Optimal generalization of power filters for gravitational wave bursts, from single to multiple detectors

TL;DR

This paper introduces an optimal method for coherently combining power detectors across multiple gravitational wave detectors, improving detection efficiency and source localization for unmodeled burst signals.

Contribution

It presents a new optimal, coherent generalization of power detectors for gravitational wave burst searches across multiple detectors, enhancing detection and localization capabilities.

Findings

More efficient detection than incoherent coincidence methods

Capable of accurately locating source positions

Numerical simulations validate improved performance

Abstract

Searches for gravitational wave signals which do not have a precise model describing the shape of their waveforms are often performed using power detectors based on a quadratic form of the data.
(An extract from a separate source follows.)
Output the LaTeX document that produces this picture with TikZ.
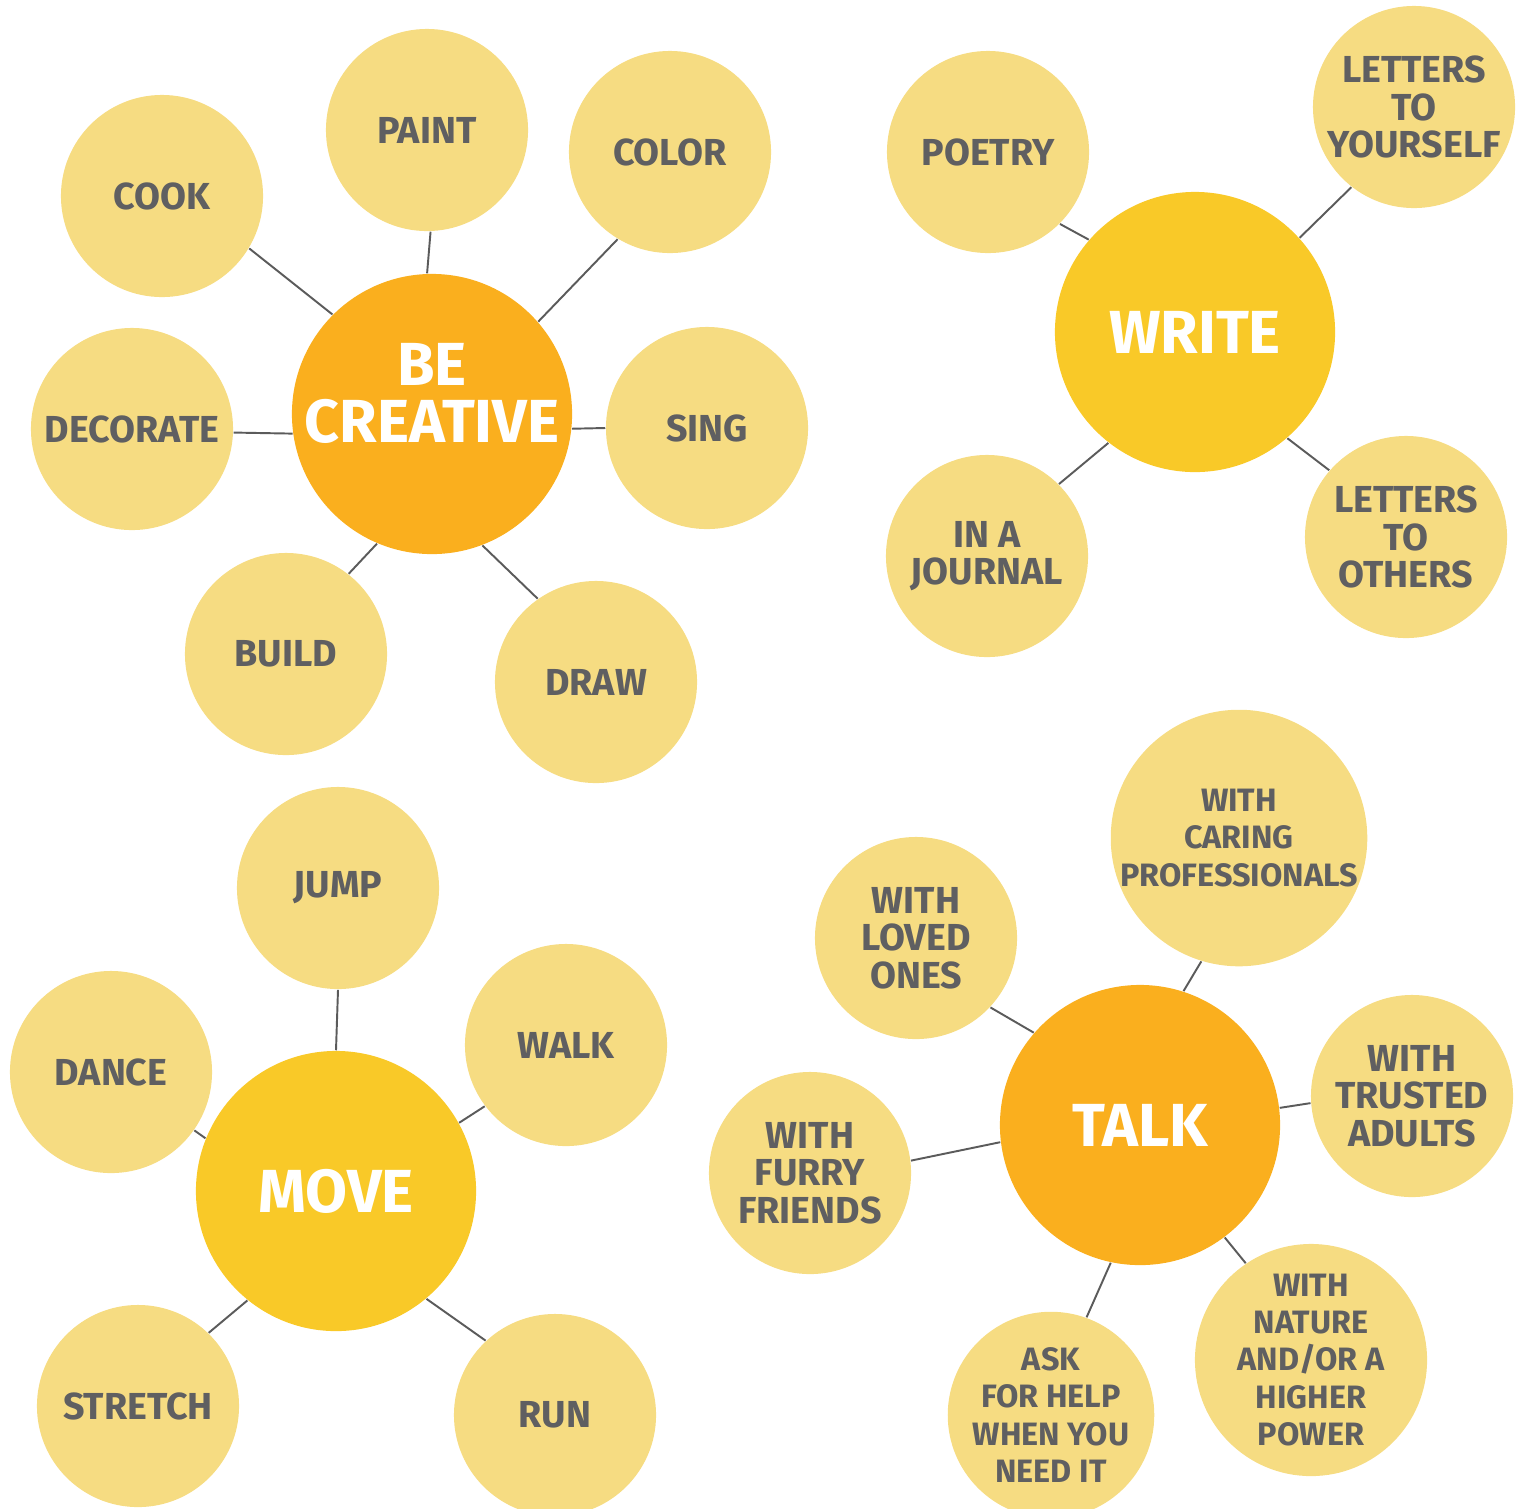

A new, optimal method of generalizing these power detectors so that they operate coherently over a network of interferometers is presented. Such a mode of operation is useful in obtaining better detection efficiencies, and better estimates of the position of the source of the gravitational wave signal. Numerical simulations based on a realistic, computationally efficient hierarchical implementation of the method are used to characterize its efficiency, for detection and for position estimation. The method is shown to be more efficient at detecting signals than an incoherent approach based on coincidences between lists of events. It is also shown to be capable of locating the position of the source.